If you’ve just finished writing another page on a topic that’s been covered hundreds of times and you’re “building links” to it, there’s no reason for an authoritative site to link to you. But, if the content that you wrote is essential for the success of the readers of the “other site”, there’s a good chance that you’ll get that link even without asking for it.
For example, if you’re running a site for a service that helps with immigration to Denmark, nobody needs to pitch you the idea of linking to the right page, in the government website on immigration to Denmark, which lists the valid reason for getting a visa. You’ll link to it because your readers need this information and it helps your credibility, not because you’re doing the Danish authorities a favor.
So, when you’re “building links”, think about:
- What types of pages, on what types of websites will benefit from linking to what I just created?
- What are the actual sites and pages that fit this description?
- How do I reach the person who maintains the content on each of these sites?
- How do I explain it to this person, so that it’s about their readers and not about me promoting my content (for SEO, obviously)?
Should I trade links?
No.
Should I pay for receiving links?
Almost always “no”. It’s a bad sign for someone considering linking to you for the wrong reasons, which will usually result in exactly the opposite of what you’re aiming for.

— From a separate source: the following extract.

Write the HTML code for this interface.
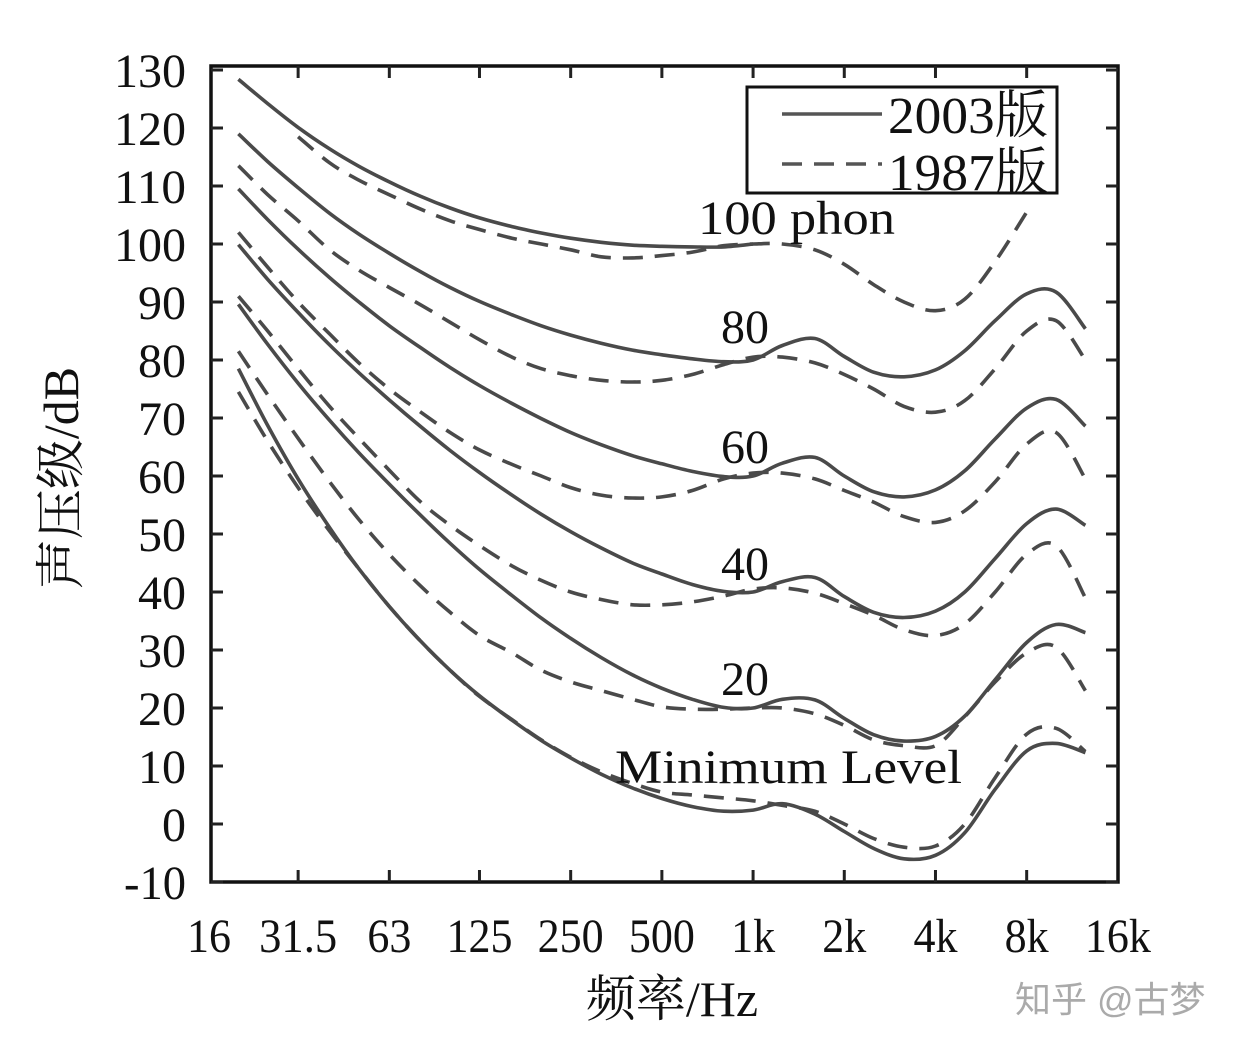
<!DOCTYPE html>
<html><head><meta charset="utf-8"><style>
html,body{margin:0;padding:0;background:#fff;}
svg{display:block;}
text{font-family:"Liberation Serif","Noto Serif CJK SC",serif;fill:#111;}
</style></head><body>
<svg id="chart" width="1242" height="1051" viewBox="0 0 1242 1051" xmlns="http://www.w3.org/2000/svg">
<g id="frame"></g>
<g id="curves"></g>
<g id="labels"></g>
</svg>
<script>
const freqs = [20,25,31.5,40,50,63,80,100,125,160,200,250,315,400,500,630,800,1000,1250,1600,2000,2500,3150,4000,5000,6300,8000,10000,12500];
const xTicks = [16,31.5,63,125,250,500,1000,2000,4000,8000,16000];
const xTickLabels = ["16","31.5","63","125","250","500","1k","2k","4k","8k","16k"];
const yTicks = [130,120,110,100,90,80,70,60,50,40,30,20,10,0,-10];
// ISO 226:2003 (solid)
const solid100 = [128.4,124.2,120.1,116.4,113.4,110.7,108.2,106.2,104.5,103,101.9,101,100.3,99.8,99.6,99.5,99.5,100];
const solid80 = [119.0,114.2,109.7,105.3,101.7,98.4,95.2,92.5,90.1,87.8,85.9,84.3,82.9,81.7,80.9,80.2,79.7,80.0,82.5,83.7,80.6,77.9,77.1,78.3,81.6,86.8,91.4,91.7,85.4];
const solid60 = [109.5,104.2,99.1,94.2,90.0,85.9,82.1,78.7,75.6,72.5,69.9,67.5,65.4,63.5,62.1,60.8,59.9,60.0,62.2,63.2,60.0,57.3,56.4,57.6,60.9,66.4,71.7,73.2,68.6];
const solid40 = [99.9,93.9,88.2,82.6,77.8,73.1,68.5,64.4,60.6,56.7,53.4,50.4,47.6,45.0,43.1,41.3,40.1,40.0,41.8,42.5,39.2,36.5,35.6,36.7,40.0,45.8,51.8,54.3,51.5];
const solid20 = [89.6,82.7,76.0,69.6,64.0,58.6,53.2,48.4,43.9,39.4,35.5,32.0,28.7,25.7,23.4,21.5,20.1,20.0,21.5,21.4,18.2,15.4,14.3,15.1,18.6,24.9,31.3,34.4,33.0];
const solidMin = [78.5,68.7,59.5,51.1,44.0,37.5,31.5,26.5,22.1,17.9,14.4,11.4,8.6,6.2,4.4,3.0,2.2,2.4,3.5,1.7,-1.3,-4.2,-6.0,-5.4,-1.5,6.0,12.6,13.9,12.3];
// ISO 226:1987 (dashed)
const dashed100 = [null,null,118.5,114,111,108.5,106,104,102.5,101,100,99,97.8,97.6,98,98.6,99.7,100,100,99,96.5,93,90,88.5,90.5,97,105.5];
const dashed80 = [113.5,108.5,104,99,95.5,92.5,89.5,86.5,83.5,80.5,78.5,77.3,76.5,76.2,76.5,77.5,79.2,80.5,80.5,79.5,77.5,75,72,71,73,78.5,85,86.8,80];
const dashed60 = [102,96,90,84.5,79.5,75,71,67.5,64.5,62,60,58,56.7,56.2,56.4,57.5,59.5,60.5,60.5,59.5,57.5,55.5,53,52,54,59,65.5,67.5,59.5];
const dashed40 = [91,85,78.5,72,66.5,61,55.5,51.5,48,44.5,42,40,38.7,37.8,37.8,38.3,39.3,40.5,40.7,39.8,38,36,33.5,32.5,34.5,40,46.5,48,39];
const dashed20 = [81.5,74,66.5,59,52.5,46.5,41,36.5,32.5,29.5,26.5,24.5,23,21.5,20.2,19.8,19.8,20,20,19,17,14.5,13.5,13.5,18.5,24.5,29.5,30.5,23];
const dashedMin = [74.5,66,58,50.5,44,37.5,31.5,26.5,22,18,14.5,11.5,9,7,5.5,5,4.5,4,3.2,2.2,0,-2.5,-4,-3.8,0,8,15.5,16.5,12.5];

const NS="http://www.w3.org/2000/svg";
const X0=209, PX_OCT=91.2, Y0=824, PX_DB=5.8;
const L=211, R=1118, T=66, B=882;
function xs(f){return X0+PX_OCT*Math.log2(f/16);}
function ys(v){return Y0-v*PX_DB;}
function mk(tag,attrs,parent){const e=document.createElementNS(NS,tag);for(const k in attrs)e.setAttribute(k,attrs[k]);parent.appendChild(e);return e;}
const frame=document.getElementById('frame'), curves=document.getElementById('curves'), labels=document.getElementById('labels');

const box=mk('rect',{x:L,y:T,width:R-L,height:B-T,fill:'none',stroke:'#111','stroke-width':3.5},frame);


yTicks.forEach(v=>{
  const y=ys(v);
  const t1=mk('line',{x1:L,x2:L+12,y1:y,y2:y,stroke:'#222','stroke-width':3},frame);
  
  
  const t2=mk('line',{x1:R-12,x2:R,y1:y,y2:y,stroke:'#222','stroke-width':3},frame);
  
  
  const s=String(v);
  const tx=mk('text',{x:186,y:y+17,'text-anchor':'end','font-size':48,'textLength':s.replace('-','').length*24+(s.includes('-')?14:0),'lengthAdjust':'spacingAndGlyphs'},labels);
  tx.textContent=s;
  
  
});
xTicks.forEach((f,i)=>{
  const x=xs(f);
  if(i>0&&i<xTicks.length-1){
    const a=mk('line',{x1:x,x2:x,y1:B-12,y2:B,stroke:'#222','stroke-width':3},frame);
    
    
    const b=mk('line',{x1:x,x2:x,y1:T,y2:T+12,stroke:'#222','stroke-width':3},frame);
    
    
  }
  const tx=mk('text',{x:x,y:952,'text-anchor':'middle','font-size':48,'textLength':(xTickLabels[i].length*22-(xTickLabels[i].includes('.')?10:0)),'lengthAdjust':'spacingAndGlyphs'},labels);
  tx.textContent=xTickLabels[i];
  
  
});

function pathFor(vals){
  const pts=[];
  vals.forEach((v,i)=>{if(v!==null&&v!==undefined)pts.push([xs(freqs[i]),ys(v)]);});
  let d='M'+pts[0][0].toFixed(1)+','+pts[0][1].toFixed(1);
  for(let i=0;i<pts.length-1;i++){
    const p0=pts[Math.max(0,i-1)],p1=pts[i],p2=pts[i+1],p3=pts[Math.min(pts.length-1,i+2)];
    const c1=[p1[0]+(p2[0]-p0[0])/6,p1[1]+(p2[1]-p0[1])/6];
    const c2=[p2[0]-(p3[0]-p1[0])/6,p2[1]-(p3[1]-p1[1])/6];
    d+=' C'+c1[0].toFixed(1)+','+c1[1].toFixed(1)+' '+c2[0].toFixed(1)+','+c2[1].toFixed(1)+' '+p2[0].toFixed(1)+','+p2[1].toFixed(1);
  }
  return d;
}
const series=[
 ['curve-2003-100-phon',solid100,false],['curve-2003-80-phon',solid80,false],['curve-2003-60-phon',solid60,false],
 ['curve-2003-40-phon',solid40,false],['curve-2003-20-phon',solid20,false],['curve-2003-minimum',solidMin,false],
 ['curve-1987-100-phon',dashed100,true],['curve-1987-80-phon',dashed80,true],['curve-1987-60-phon',dashed60,true],
 ['curve-1987-40-phon',dashed40,true],['curve-1987-20-phon',dashed20,true],['curve-1987-minimum',dashedMin,true]];
series.forEach(s=>{
  const p=mk('path',{d:pathFor(s[1]),fill:'none',stroke:'#4a4a4a','stroke-width':3.6,'stroke-linecap':'butt'},curves);
  if(s[2])p.setAttribute('stroke-dasharray','20 12');
  
  
});
</script>
<svg style="position:absolute;left:0;top:0" width="1242" height="1051" xmlns="http://www.w3.org/2000/svg">
<g>
<rect x="747" y="87" width="310" height="106" fill="#fff" stroke="#111" stroke-width="3"/>
<line x1="782" y1="114" x2="882" y2="114" stroke="#555" stroke-width="3.4"/>
<text x="888" y="133" font-size="52" textLength="160" lengthAdjust="spacingAndGlyphs">2003版</text>
<line x1="782" y1="164" x2="882" y2="164" stroke="#555" stroke-width="3.4" stroke-dasharray="20 12"/>
<text x="888" y="190" font-size="52" textLength="160" lengthAdjust="spacingAndGlyphs">1987版</text>
</g>
<text x="698" y="234" font-size="48" textLength="197" lengthAdjust="spacingAndGlyphs">100 phon</text>
<text x="721" y="343" font-size="48">80</text>
<text x="721" y="463" font-size="48">60</text>
<text x="721" y="580" font-size="48">40</text>
<text x="721" y="695" font-size="48">20</text>
<text x="615" y="783" font-size="48" textLength="347" lengthAdjust="spacingAndGlyphs">Minimum Level</text>
<text x="672" y="1016" font-size="50" text-anchor="middle">频率/Hz</text>
<text transform="translate(78,478) rotate(-90)" font-size="50" text-anchor="middle">声压级/dB</text>
<text x="1015" y="1012" font-size="36" style="font-family:'Liberation Sans','Noto Sans CJK SC',sans-serif;fill:#aaa">知乎 @古梦</text>
</svg>
</body></html>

A small exception is when another person simply wants to get compensated for their time. But almost always “no”.
Should I link to other sites “for free”?
Yes, for the same reasons above. You link to content that will best help your readers. If that content is on your site, that’s great. If it’s on someone else’s website, go ahead and link to it. Different companies have different policies about outgoing links. These policies can be very different, often conflicting and still be correct, because circumstances are different.
Below are two policies about external links, which are almost opposite and both are valid. They’re opposite because the conditions are vastly different. Understanding that different circumstances will produce different linking policies will help you when you’re trying to get links from other sites to your content.
Example 1 - wpml.org (website translation, very established)
Since WPML’s website talks about a very well known brand and product (in WPML’s tiny ecosystem), it doesn’t mention competitors or link out to them. This policy comes from the idea of “there’s no bad publicity”. WPML’s website links freely to material written by partners, but only when this material is useful to readers often.
Example 2 - PTC.wpml.org (software translation, new arrival)
PTC is a relatively new name for software translation, so there’s no fear of it advertising competitors. PTC’s website can freely link to competitors when comparing what PTC offers versus what these well-established and known competitors have. Old and established competitors don’t need PTC to get people to know them. PTC can benefit from the anchoring effect of competitors to demonstrate its relative benefits.
Practically, how to get incoming links
What works best and requires the least effort (in link building) is to produce original and helpful content about topics that many people need and is not available elsewhere. By becoming the authority on popular topics, links “just happen”. It’s the same logic that dictates your entire content strategy, not just “incoming links”. Once you’ve posted that valuable, unique and original content, it’s usually a matter of communicating it to the right people.
Link building isn’t a separate activity from content creation. If you’re spending significant effort ‘building links,’ it usually means your content isn’t valuable enough for people to naturally want to reference it. It’s OK. Not all content needs to be unique, have thousands of incoming links and appear on the top page of Google searches. Some content is a target for your newsletter and some is your legal stuff. But if you plan on getting search traffic for your content, you can’t write generic content and then go “link building”.
Promote your content proactively
Eventually, great content gets links without any effort. But initially, you need to help others discover it. Once you’ve published something genuinely valuable, identify the people maintaining sites where your content would help their readers, and let them know it exists.
This is different from traditional “link building.” You’re not spamming or begging. You’re helping others see how your content will help their readers.